'''
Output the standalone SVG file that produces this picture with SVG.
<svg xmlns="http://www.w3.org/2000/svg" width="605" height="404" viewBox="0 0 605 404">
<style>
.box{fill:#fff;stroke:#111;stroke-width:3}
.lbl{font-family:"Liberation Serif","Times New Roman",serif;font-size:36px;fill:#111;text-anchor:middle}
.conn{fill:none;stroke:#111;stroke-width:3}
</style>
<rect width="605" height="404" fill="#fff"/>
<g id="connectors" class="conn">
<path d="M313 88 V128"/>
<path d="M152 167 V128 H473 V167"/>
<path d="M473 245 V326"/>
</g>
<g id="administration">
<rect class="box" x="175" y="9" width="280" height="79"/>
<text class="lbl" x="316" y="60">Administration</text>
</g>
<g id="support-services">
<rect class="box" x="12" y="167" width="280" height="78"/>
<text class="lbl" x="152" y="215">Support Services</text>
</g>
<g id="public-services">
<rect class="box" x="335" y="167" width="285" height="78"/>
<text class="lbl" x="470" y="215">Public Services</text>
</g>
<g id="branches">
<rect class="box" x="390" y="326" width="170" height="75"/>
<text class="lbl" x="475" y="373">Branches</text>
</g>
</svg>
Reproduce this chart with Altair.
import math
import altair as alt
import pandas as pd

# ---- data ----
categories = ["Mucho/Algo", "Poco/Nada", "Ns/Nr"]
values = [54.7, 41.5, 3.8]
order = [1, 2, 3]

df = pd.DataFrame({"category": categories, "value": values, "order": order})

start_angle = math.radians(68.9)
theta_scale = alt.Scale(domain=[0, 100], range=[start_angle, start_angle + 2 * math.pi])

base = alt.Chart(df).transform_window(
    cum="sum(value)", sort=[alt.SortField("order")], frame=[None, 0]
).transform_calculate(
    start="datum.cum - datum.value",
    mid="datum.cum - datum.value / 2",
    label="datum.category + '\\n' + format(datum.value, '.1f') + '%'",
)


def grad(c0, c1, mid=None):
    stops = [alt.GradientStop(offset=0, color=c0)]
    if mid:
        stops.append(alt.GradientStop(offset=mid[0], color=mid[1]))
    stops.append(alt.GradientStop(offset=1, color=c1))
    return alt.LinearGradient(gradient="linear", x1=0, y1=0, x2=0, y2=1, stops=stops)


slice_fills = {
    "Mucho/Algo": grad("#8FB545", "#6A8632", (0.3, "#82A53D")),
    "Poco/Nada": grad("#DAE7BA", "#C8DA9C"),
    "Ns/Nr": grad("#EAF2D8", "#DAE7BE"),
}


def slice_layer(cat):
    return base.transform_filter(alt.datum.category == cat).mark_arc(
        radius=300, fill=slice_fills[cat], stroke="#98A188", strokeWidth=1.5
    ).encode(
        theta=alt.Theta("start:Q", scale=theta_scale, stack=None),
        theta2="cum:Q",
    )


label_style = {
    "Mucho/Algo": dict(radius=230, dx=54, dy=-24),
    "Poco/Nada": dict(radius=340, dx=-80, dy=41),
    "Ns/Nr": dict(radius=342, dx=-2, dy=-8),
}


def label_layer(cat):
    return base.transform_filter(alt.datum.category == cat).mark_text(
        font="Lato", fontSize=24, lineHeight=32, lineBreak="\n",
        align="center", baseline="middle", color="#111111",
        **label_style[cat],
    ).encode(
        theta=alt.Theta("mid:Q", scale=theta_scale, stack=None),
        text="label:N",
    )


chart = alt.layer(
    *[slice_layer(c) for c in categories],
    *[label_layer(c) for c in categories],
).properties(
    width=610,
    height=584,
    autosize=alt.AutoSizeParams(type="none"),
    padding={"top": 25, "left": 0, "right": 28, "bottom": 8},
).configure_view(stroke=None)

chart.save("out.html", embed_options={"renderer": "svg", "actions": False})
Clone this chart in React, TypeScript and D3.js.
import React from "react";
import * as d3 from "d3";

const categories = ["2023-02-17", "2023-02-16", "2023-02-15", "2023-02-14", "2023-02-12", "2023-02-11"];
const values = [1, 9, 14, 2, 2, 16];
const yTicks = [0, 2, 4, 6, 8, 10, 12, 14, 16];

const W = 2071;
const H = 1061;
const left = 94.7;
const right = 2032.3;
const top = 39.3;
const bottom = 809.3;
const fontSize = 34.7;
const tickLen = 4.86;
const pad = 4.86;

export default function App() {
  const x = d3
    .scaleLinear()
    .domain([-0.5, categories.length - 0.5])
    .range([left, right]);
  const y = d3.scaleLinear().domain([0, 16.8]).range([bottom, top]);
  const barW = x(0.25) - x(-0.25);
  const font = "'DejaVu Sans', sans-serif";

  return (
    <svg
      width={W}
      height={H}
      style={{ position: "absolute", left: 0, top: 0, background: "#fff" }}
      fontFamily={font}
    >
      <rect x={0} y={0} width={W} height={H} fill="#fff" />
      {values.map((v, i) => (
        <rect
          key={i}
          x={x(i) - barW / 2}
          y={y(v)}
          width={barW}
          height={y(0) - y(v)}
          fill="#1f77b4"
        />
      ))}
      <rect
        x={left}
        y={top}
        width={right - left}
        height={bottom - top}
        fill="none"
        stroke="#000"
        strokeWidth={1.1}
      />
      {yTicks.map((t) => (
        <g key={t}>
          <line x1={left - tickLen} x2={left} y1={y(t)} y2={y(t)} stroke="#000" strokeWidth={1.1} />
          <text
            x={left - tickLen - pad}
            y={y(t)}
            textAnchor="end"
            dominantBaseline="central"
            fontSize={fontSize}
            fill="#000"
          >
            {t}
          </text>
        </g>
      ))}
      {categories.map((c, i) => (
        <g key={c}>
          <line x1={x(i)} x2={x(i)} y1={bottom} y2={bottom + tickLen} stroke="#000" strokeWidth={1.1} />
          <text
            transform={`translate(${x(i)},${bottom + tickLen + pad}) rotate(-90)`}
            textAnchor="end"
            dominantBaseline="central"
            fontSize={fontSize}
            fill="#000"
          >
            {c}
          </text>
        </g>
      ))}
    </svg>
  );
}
'''
**Your objective:** Write the data out again in full and exactly.

**Full output:**
Output the standalone SVG file that produces this picture with SVG.
<svg xmlns="http://www.w3.org/2000/svg" width="605" height="404" viewBox="0 0 605 404">
<style>
.box{fill:#fff;stroke:#111;stroke-width:3}
.lbl{font-family:"Liberation Serif","Times New Roman",serif;font-size:36px;fill:#111;text-anchor:middle}
.conn{fill:none;stroke:#111;stroke-width:3}
</style>
<rect width="605" height="404" fill="#fff"/>
<g id="connectors" class="conn">
<path d="M313 88 V128"/>
<path d="M152 167 V128 H473 V167"/>
<path d="M473 245 V326"/>
</g>
<g id="administration">
<rect class="box" x="175" y="9" width="280" height="79"/>
<text class="lbl" x="316" y="60">Administration</text>
</g>
<g id="support-services">
<rect class="box" x="12" y="167" width="280" height="78"/>
<text class="lbl" x="152" y="215">Support Services</text>
</g>
<g id="public-services">
<rect class="box" x="335" y="167" width="285" height="78"/>
<text class="lbl" x="470" y="215">Public Services</text>
</g>
<g id="branches">
<rect class="box" x="390" y="326" width="170" height="75"/>
<text class="lbl" x="475" y="373">Branches</text>
</g>
</svg>
Reproduce this chart with Altair.
import math
import altair as alt
import pandas as pd

# ---- data ----
categories = ["Mucho/Algo", "Poco/Nada", "Ns/Nr"]
values = [54.7, 41.5, 3.8]
order = [1, 2, 3]

df = pd.DataFrame({"category": categories, "value": values, "order": order})

start_angle = math.radians(68.9)
theta_scale = alt.Scale(domain=[0, 100], range=[start_angle, start_angle + 2 * math.pi])

base = alt.Chart(df).transform_window(
    cum="sum(value)", sort=[alt.SortField("order")], frame=[None, 0]
).transform_calculate(
    start="datum.cum - datum.value",
    mid="datum.cum - datum.value / 2",
    label="datum.category + '\\n' + format(datum.value, '.1f') + '%'",
)


def grad(c0, c1, mid=None):
    stops = [alt.GradientStop(offset=0, color=c0)]
    if mid:
        stops.append(alt.GradientStop(offset=mid[0], color=mid[1]))
    stops.append(alt.GradientStop(offset=1, color=c1))
    return alt.LinearGradient(gradient="linear", x1=0, y1=0, x2=0, y2=1, stops=stops)


slice_fills = {
    "Mucho/Algo": grad("#8FB545", "#6A8632", (0.3, "#82A53D")),
    "Poco/Nada": grad("#DAE7BA", "#C8DA9C"),
    "Ns/Nr": grad("#EAF2D8", "#DAE7BE"),
}


def slice_layer(cat):
    return base.transform_filter(alt.datum.category == cat).mark_arc(
        radius=300, fill=slice_fills[cat], stroke="#98A188", strokeWidth=1.5
    ).encode(
        theta=alt.Theta("start:Q", scale=theta_scale, stack=None),
        theta2="cum:Q",
    )


label_style = {
    "Mucho/Algo": dict(radius=230, dx=54, dy=-24),
    "Poco/Nada": dict(radius=340, dx=-80, dy=41),
    "Ns/Nr": dict(radius=342, dx=-2, dy=-8),
}


def label_layer(cat):
    return base.transform_filter(alt.datum.category == cat).mark_text(
        font="Lato", fontSize=24, lineHeight=32, lineBreak="\n",
        align="center", baseline="middle", color="#111111",
        **label_style[cat],
    ).encode(
        theta=alt.Theta("mid:Q", scale=theta_scale, stack=None),
        text="label:N",
    )


chart = alt.layer(
    *[slice_layer(c) for c in categories],
    *[label_layer(c) for c in categories],
).properties(
    width=610,
    height=584,
    autosize=alt.AutoSizeParams(type="none"),
    padding={"top": 25, "left": 0, "right": 28, "bottom": 8},
).configure_view(stroke=None)

chart.save("out.html", embed_options={"renderer": "svg", "actions": False})
Clone this chart in React, TypeScript and D3.js.
import React from "react";
import * as d3 from "d3";

const categories = ["2023-02-17", "2023-02-16", "2023-02-15", "2023-02-14", "2023-02-12", "2023-02-11"];
const values = [1, 9, 14, 2, 2, 16];
const yTicks = [0, 2, 4, 6, 8, 10, 12, 14, 16];

const W = 2071;
const H = 1061;
const left = 94.7;
const right = 2032.3;
const top = 39.3;
const bottom = 809.3;
const fontSize = 34.7;
const tickLen = 4.86;
const pad = 4.86;

export default function App() {
  const x = d3
    .scaleLinear()
    .domain([-0.5, categories.length - 0.5])
    .range([left, right]);
  const y = d3.scaleLinear().domain([0, 16.8]).range([bottom, top]);
  const barW = x(0.25) - x(-0.25);
  const font = "'DejaVu Sans', sans-serif";

  return (
    <svg
      width={W}
      height={H}
      style={{ position: "absolute", left: 0, top: 0, background: "#fff" }}
      fontFamily={font}
    >
      <rect x={0} y={0} width={W} height={H} fill="#fff" />
      {values.map((v, i) => (
        <rect
          key={i}
          x={x(i) - barW / 2}
          y={y(v)}
          width={barW}
          height={y(0) - y(v)}
          fill="#1f77b4"
        />
      ))}
      <rect
        x={left}
        y={top}
        width={right - left}
        height={bottom - top}
        fill="none"
        stroke="#000"
        strokeWidth={1.1}
      />
      {yTicks.map((t) => (
        <g key={t}>
          <line x1={left - tickLen} x2={left} y1={y(t)} y2={y(t)} stroke="#000" strokeWidth={1.1} />
          <text
            x={left - tickLen - pad}
            y={y(t)}
            textAnchor="end"
            dominantBaseline="central"
            fontSize={fontSize}
            fill="#000"
          >
            {t}
          </text>
        </g>
      ))}
      {categories.map((c, i) => (
        <g key={c}>
          <line x1={x(i)} x2={x(i)} y1={bottom} y2={bottom + tickLen} stroke="#000" strokeWidth={1.1} />
          <text
            transform={`translate(${x(i)},${bottom + tickLen + pad}) rotate(-90)`}
            textAnchor="end"
            dominantBaseline="central"
            fontSize={fontSize}
            fill="#000"
          >
            {c}
          </text>
        </g>
      ))}
    </svg>
  );
}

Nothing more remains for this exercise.